Available records:
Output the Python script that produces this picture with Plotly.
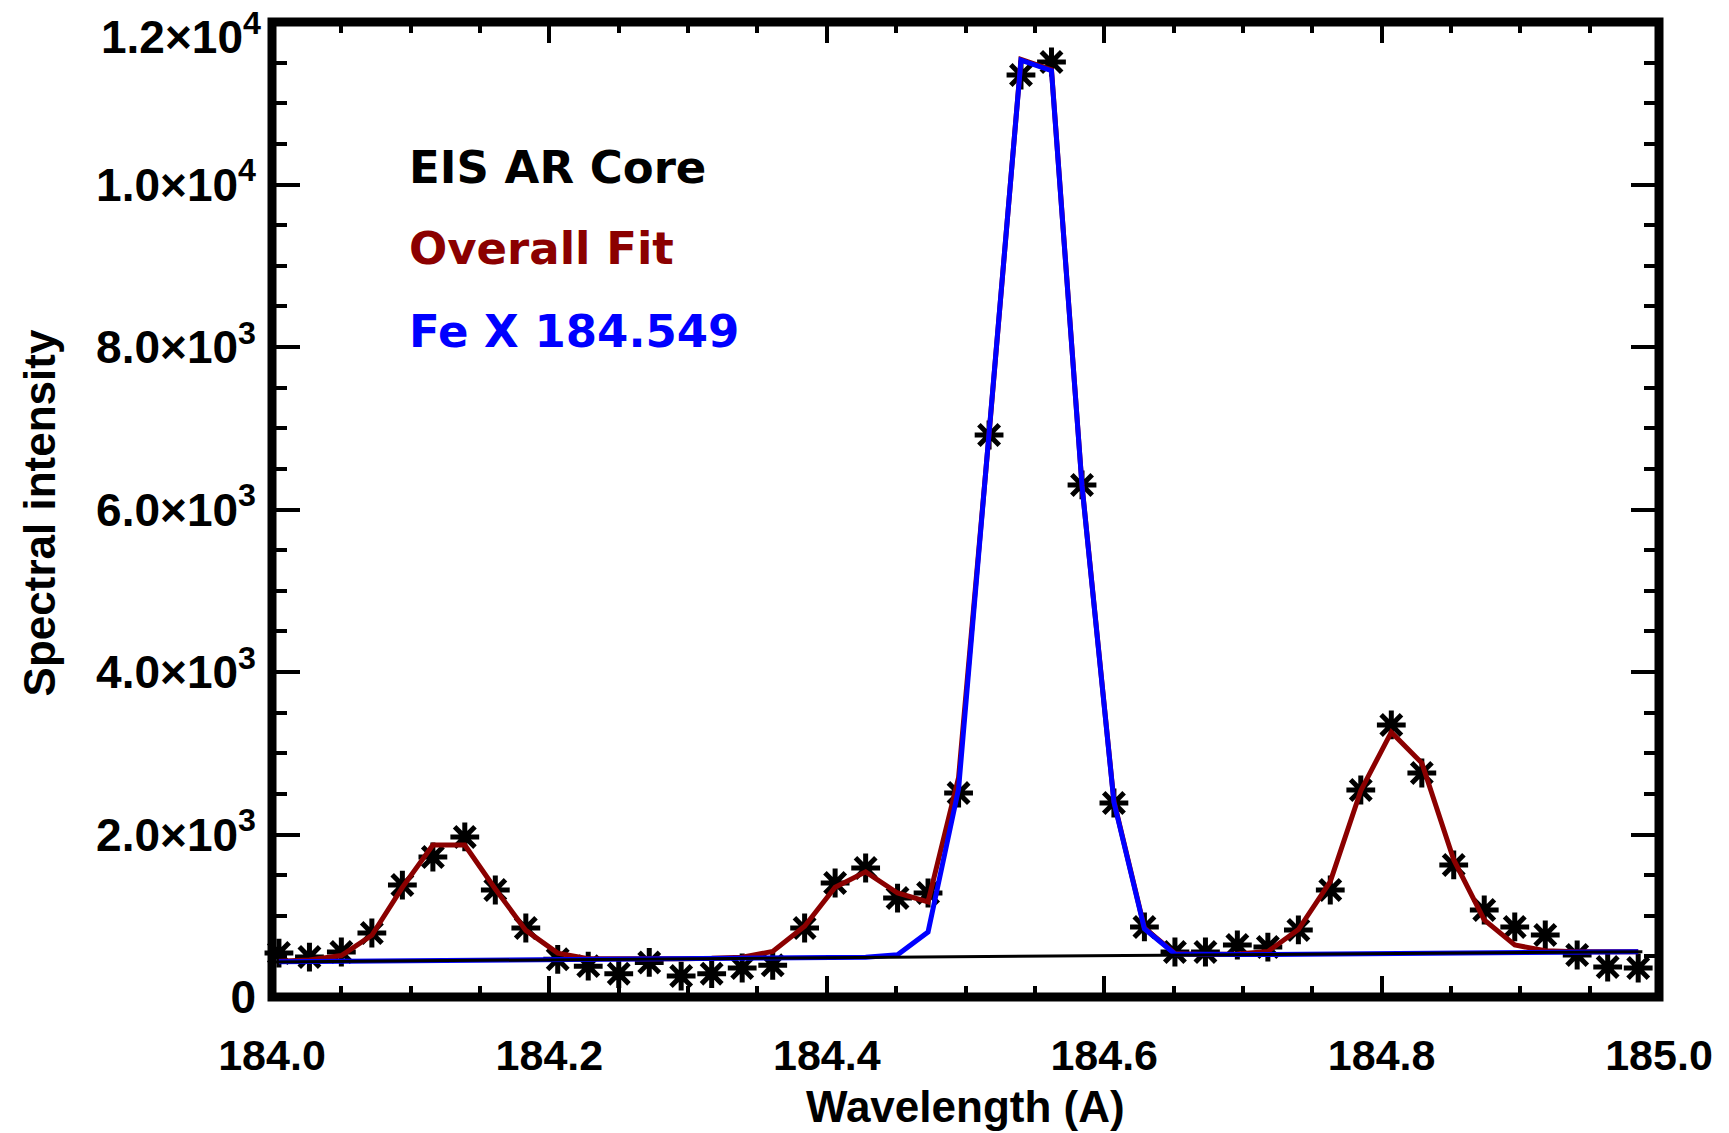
import plotly.graph_objects as go

# Observed EIS spectrum (wavelength in Angstrom, intensity)
wavelength = [184.005, 184.027, 184.050, 184.072, 184.094, 184.116, 184.139, 184.161, 184.183,
              184.206, 184.228, 184.250, 184.272, 184.295, 184.317, 184.339, 184.361, 184.384,
              184.406, 184.428, 184.451, 184.473, 184.495, 184.517, 184.540, 184.562, 184.584,
              184.607, 184.629, 184.651, 184.673, 184.696, 184.718, 184.740, 184.763, 184.785,
              184.807, 184.829, 184.852, 184.874, 184.896, 184.918, 184.941, 184.963, 184.985]

intensity = [541, 492, 554, 788, 1378, 1723, 1970, 1317, 849,
             464, 380, 287, 425, 258, 287, 357, 390, 849,
             1403, 1588, 1218, 1280, 2510, 6917, 11348, 11508, 6302,
             2388, 862, 554, 554, 640, 615, 825, 1317, 2548,
             3348, 2757, 1625, 1071, 862, 763, 517, 369, 357]

# Multi-Gaussian fit (all components plus background)
overall_fit = [440, 455, 510, 760, 1350, 1870, 1870, 1330, 820,
               540, 470, 466, 468, 471, 476, 490, 560, 870,
               1350, 1540, 1280, 1170, 2700, 6930, 11540, 11410, 6300,
               2410, 850, 535, 522, 530, 560, 830, 1420, 2540,
               3260, 2880, 1690, 950, 640, 570, 556, 556, 558]

# Fe X 184.549 component on top of the background
fe_x_fit = [435, 438, 440, 443, 446, 449, 452, 454, 457,
            460, 463, 466, 468, 471, 474, 477, 480, 482,
            485, 488, 520, 800, 2560, 6900, 11530, 11400, 6290,
            2400, 840, 530, 519, 522, 524, 527, 530, 533,
            536, 538, 541, 544, 547, 550, 552, 555, 558]

# Linear background level
background_x = [184.0, 184.988]
background_y = [432, 558]

x_tickvals = [184.0, 184.2, 184.4, 184.6, 184.8, 185.0]
x_ticktext = ["184.0", "184.2", "184.4", "184.6", "184.8", "185.0"]
y_tickvals = [0, 2000, 4000, 6000, 8000, 10000, 12000]
y_ticktext = ["0", "2.0×10<sup>3</sup>", "4.0×10<sup>3</sup>", "6.0×10<sup>3</sup>",
              "8.0×10<sup>3</sup>", "1.0×10<sup>4</sup>", "1.2×10<sup>4</sup>"]

labels = ["EIS AR Core", "Overall Fit", "Fe X 184.549"]
label_colors = ["#000000", "#8b0000", "#0000ff"]
label_y = [0.851, 0.768, 0.683]

FONT = "Liberation Sans"
LABEL_FONT = "DejaVu Sans"
X_TICK_SIZE = 43
Y_TICK_SIZE = 46

fig = go.Figure()

fig.add_trace(go.Scatter(
    x=wavelength, y=intensity, mode="markers", cliponaxis=False,
    marker=dict(symbol="asterisk-open", size=24, color="black",
                line=dict(color="black", width=5)),
    showlegend=False))

fig.add_trace(go.Scatter(
    x=wavelength, y=overall_fit, mode="lines",
    line=dict(color="#8b0000", width=5), showlegend=False))

fig.add_trace(go.Scatter(
    x=wavelength, y=fe_x_fit, mode="lines",
    line=dict(color="#0000ff", width=5), showlegend=False))

fig.add_trace(go.Scatter(
    x=background_x, y=background_y, mode="lines",
    line=dict(color="black", width=3), showlegend=False))

for text, color, yy in zip(labels, label_colors, label_y):
    fig.add_annotation(
        x=0.097, y=yy, xref="paper", yref="paper", text=text,
        showarrow=False, xanchor="left", yanchor="middle",
        font=dict(family=LABEL_FONT, size=45, color=color, weight="bold"))

fig.add_annotation(
    x=-0.168, y=0.497, xref="paper", yref="paper", text="Spectral intensity",
    textangle=-90, showarrow=False, xanchor="center", yanchor="middle",
    font=dict(family=FONT, size=44, color="black", weight="bold"))

fig.add_annotation(
    x=0.5, y=-0.112, xref="paper", yref="paper", text="Wavelength (A)",
    showarrow=False, xanchor="center", yanchor="middle",
    font=dict(family=FONT, size=44, color="black", weight="bold"))

# The topmost y label sits just below its tick so it stays inside the page
fig.add_annotation(
    x=-0.0065, y=y_tickvals[-1], xref="paper", yref="y", text=y_ticktext[-1],
    showarrow=False, xanchor="right", yanchor="middle", yshift=-12,
    font=dict(family=FONT, size=Y_TICK_SIZE, color="black", weight="bold"))

# Plot frame centred on the data edges
fig.add_shape(type="rect", xref="paper", yref="paper", x0=0, x1=1, y0=0, y1=1,
              line=dict(color="black", width=9), layer="above")

axis_common = dict(
    showline=False, mirror="allticks", automargin=False,
    ticks="inside", tickwidth=4, tickcolor="black",
    showgrid=False, zeroline=False,
)

fig.update_xaxes(
    range=[184.0, 185.0], tickvals=x_tickvals, ticktext=x_ticktext,
    ticklen=21, ticklabelstandoff=29,
    tickfont=dict(family=FONT, size=X_TICK_SIZE, color="black", weight="bold"),
    minor=dict(dtick=0.05, tick0=184.0, ticks="inside", ticklen=11,
               tickwidth=4, tickcolor="black", showgrid=False),
    **axis_common)

fig.update_yaxes(
    range=[0, 12000], tickvals=y_tickvals[:-1], ticktext=y_ticktext[:-1],
    ticklen=28, ticklabelstandoff=15,
    tickfont=dict(family=FONT, size=Y_TICK_SIZE, color="black", weight="bold"),
    minor=dict(dtick=500, tick0=0, ticks="inside", ticklen=15,
               tickwidth=4, tickcolor="black", showgrid=False),
    **axis_common)

fig.update_layout(
    width=1729, height=1133,
    margin=dict(l=272, r=70, t=22, b=136, autoexpand=False),
    paper_bgcolor="white", plot_bgcolor="white",
    font=dict(family=FONT, color="black"),
)

fig.write_html("out.html")
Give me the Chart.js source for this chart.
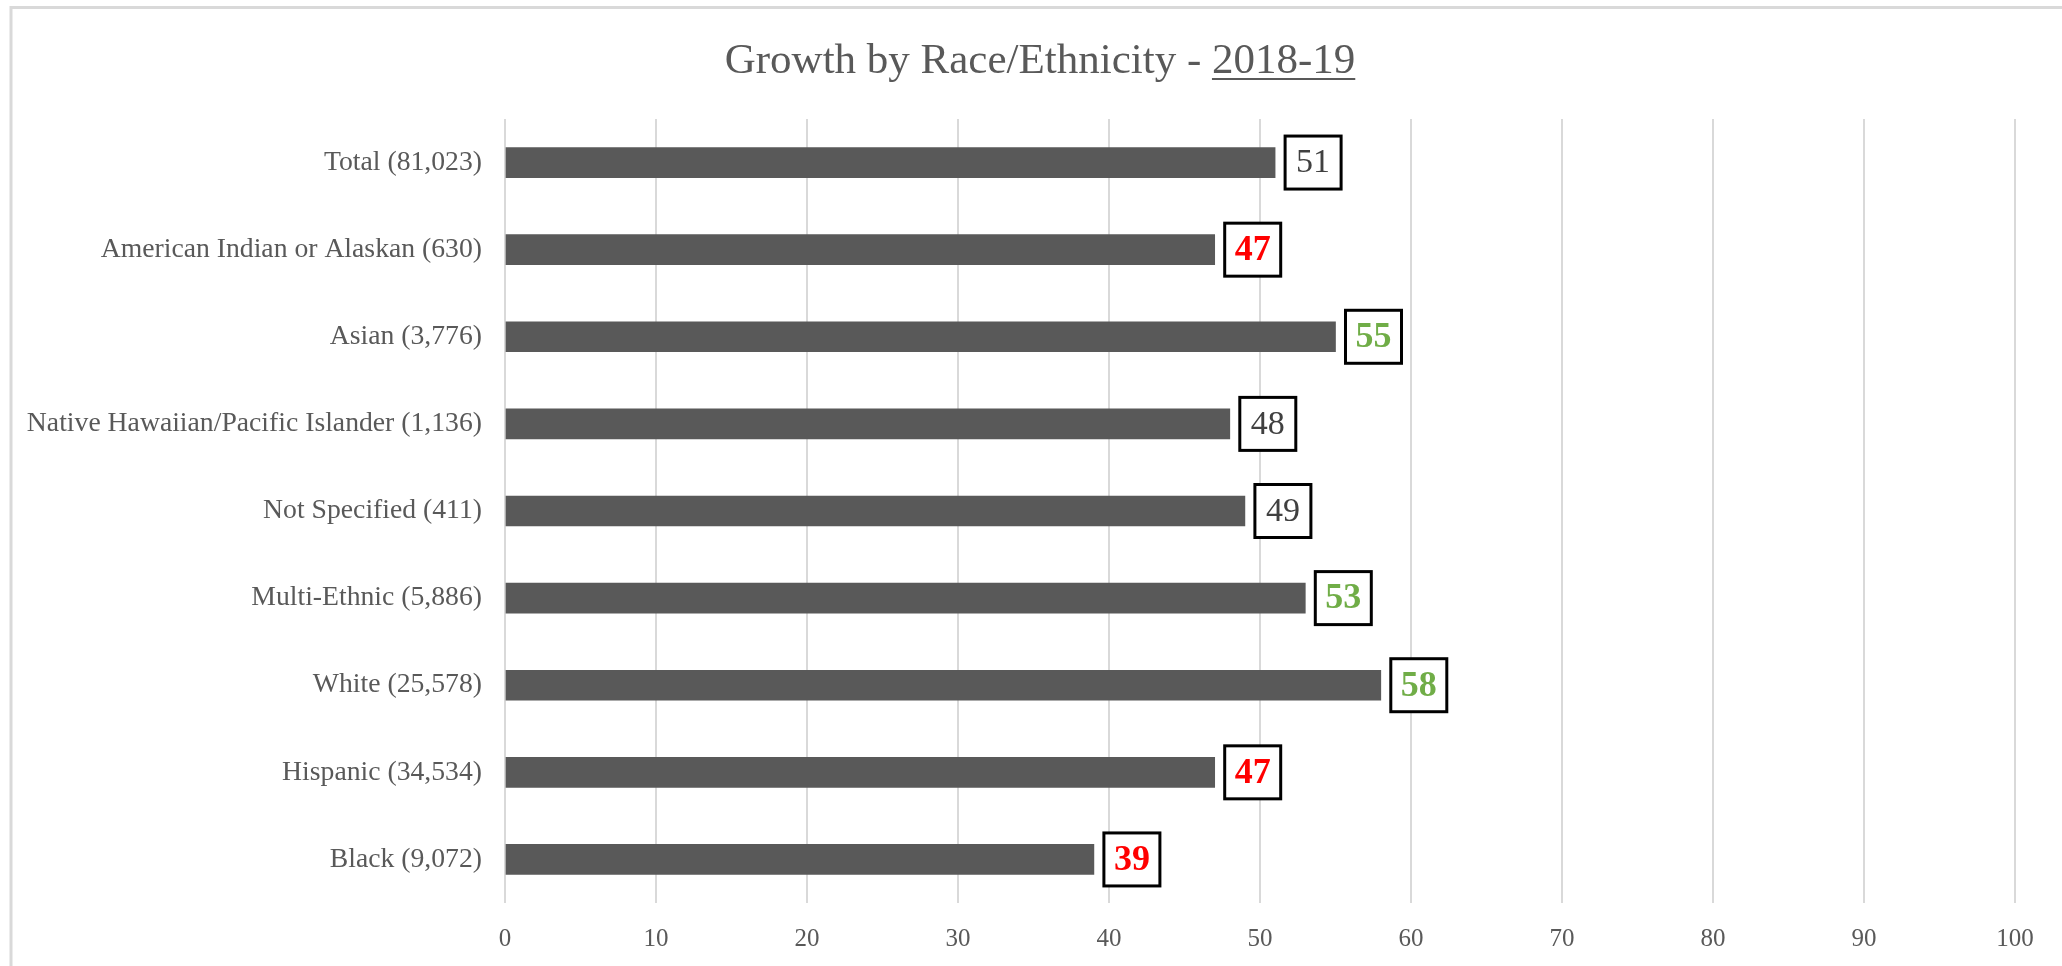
<!DOCTYPE html>
<html>
<head>
<meta charset="utf-8">
<title>Growth by Race/Ethnicity - 2018-19</title>
<script src="https://cdn.jsdelivr.net/npm/chart.js@4.4.1/dist/chart.umd.min.js"></script>
<style>
    html, body { margin: 0; padding: 0; background: #fff; }
    #wrap { width: 2062px; height: 966px; position: relative; }
</style>
</head>
<body>
<div id="wrap"><canvas id="barChart"></canvas></div>
<script>
var titleText = "Growth by Race/Ethnicity";
var titleYear = "2018-19";
var groups = [
    "Total (81,023)",
    "American Indian or Alaskan (630)",
    "Asian (3,776)",
    "Native Hawaiian/Pacific Islander (1,136)",
    "Not Specified (411)",
    "Multi-Ethnic (5,886)",
    "White (25,578)",
    "Hispanic (34,534)",
    "Black (9,072)"
];
var growth = [51, 47, 55, 48, 49, 53, 58, 47, 39];
// how each value compares with the total
var labelStatus = ["same", "low", "high", "same", "same", "high", "high", "low", "low"];
var axisMin = 0, axisMax = 100, axisStep = 10;

var serif = '"Liberation Serif", "Times New Roman", serif';
var statusColours = { same: "#404040", low: "#ff0000", high: "#70ad47" };

// light grey frame round the chart (runs off the right and bottom edge)
var frame = {
    id: 'frame',
    beforeDraw: function (chart) {
        var ctx = chart.ctx;
        ctx.save();
        ctx.fillStyle = '#ffffff';
        ctx.fillRect(0, 0, chart.width, chart.height);
        ctx.strokeStyle = '#d9d9d9';
        ctx.lineWidth = 3;
        ctx.strokeRect(11, 7.5, chart.width + 40, chart.height + 40);
        ctx.restore();
    }
};

// title with the year underlined
var heading = {
    id: 'heading',
    afterDraw: function (chart) {
        var ctx = chart.ctx;
        var main = titleText + " - ";
        ctx.save();
        ctx.font = '43px ' + serif;
        ctx.fillStyle = '#595959';
        ctx.textAlign = 'left';
        ctx.textBaseline = 'alphabetic';
        var w1 = ctx.measureText(main).width;
        var w2 = ctx.measureText(titleYear).width;
        var x = chart.width / 2 + 9 - (w1 + w2) / 2;
        ctx.fillText(main, x, 73);
        ctx.fillText(titleYear, x + w1, 73);
        ctx.fillRect(x + w1, 78, w2, 2);
        ctx.restore();
    }
};

// boxed value at the end of each bar
var valueBoxes = {
    id: 'valueBoxes',
    afterDatasetsDraw: function (chart) {
        var ctx = chart.ctx;
        var meta = chart.getDatasetMeta(0);
        ctx.save();
        meta.data.forEach(function (bar, i) {
            var s = labelStatus[i];
            var left = bar.x + 10, top = bar.y - 26.5;
            ctx.fillStyle = '#ffffff';
            ctx.fillRect(left, top, 56, 53);
            ctx.lineWidth = 3;
            ctx.strokeStyle = '#000000';
            ctx.strokeRect(left, top, 56, 53);
            ctx.font = (s === 'same' ? '34px ' : 'bold 36px ') + serif;
            ctx.fillStyle = statusColours[s];
            ctx.textAlign = 'center';
            ctx.textBaseline = 'middle';
            ctx.fillText(String(growth[i]), left + 28, bar.y + 1);
        });
        ctx.restore();
    }
};

var ctxB = document.getElementById("barChart").getContext('2d');
var growthChart = new Chart(ctxB, {
    type: 'bar',
    data: {
        labels: groups,
        datasets: [{
            label: "Growth",
            data: growth,
            backgroundColor: '#595959',
            borderWidth: 0,
            barThickness: 30
        }]
    },
    options: {
        indexAxis: 'y',
        responsive: true,
        maintainAspectRatio: false,
        animation: false,
        layout: { padding: { top: 119, right: 47, bottom: 0, left: 0 } },
        plugins: {
            legend: { display: false },
            title: { display: false },
            tooltip: { enabled: false }
        },
        scales: {
            x: {
                min: axisMin,
                max: axisMax,
                ticks: {
                    stepSize: axisStep,
                    padding: 21,
                    color: '#595959',
                    font: { family: serif, size: 25 }
                },
                grid: { color: '#d9d9d9', lineWidth: 2, drawTicks: false },
                border: { display: false },
                afterFit: function (scale) { scale.height = 63; }
            },
            y: {
                ticks: {
                    padding: 23,
                    color: '#595959',
                    font: { family: serif, size: 27.7 }
                },
                grid: { display: false, drawTicks: false },
                border: { display: false },
                afterFit: function (scale) { scale.width = 505; }
            }
        }
    },
    plugins: [frame, heading, valueBoxes]
});
</script>
</body>
</html>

The exercise: Exactly as written, please give again the lines from the beginning of the listing through the line containing "import plotly.graph_objects as go", inclusive, without any pictures.

Exercise answer:
Output the Python script that produces this picture with Plotly.
import plotly.graph_objects as go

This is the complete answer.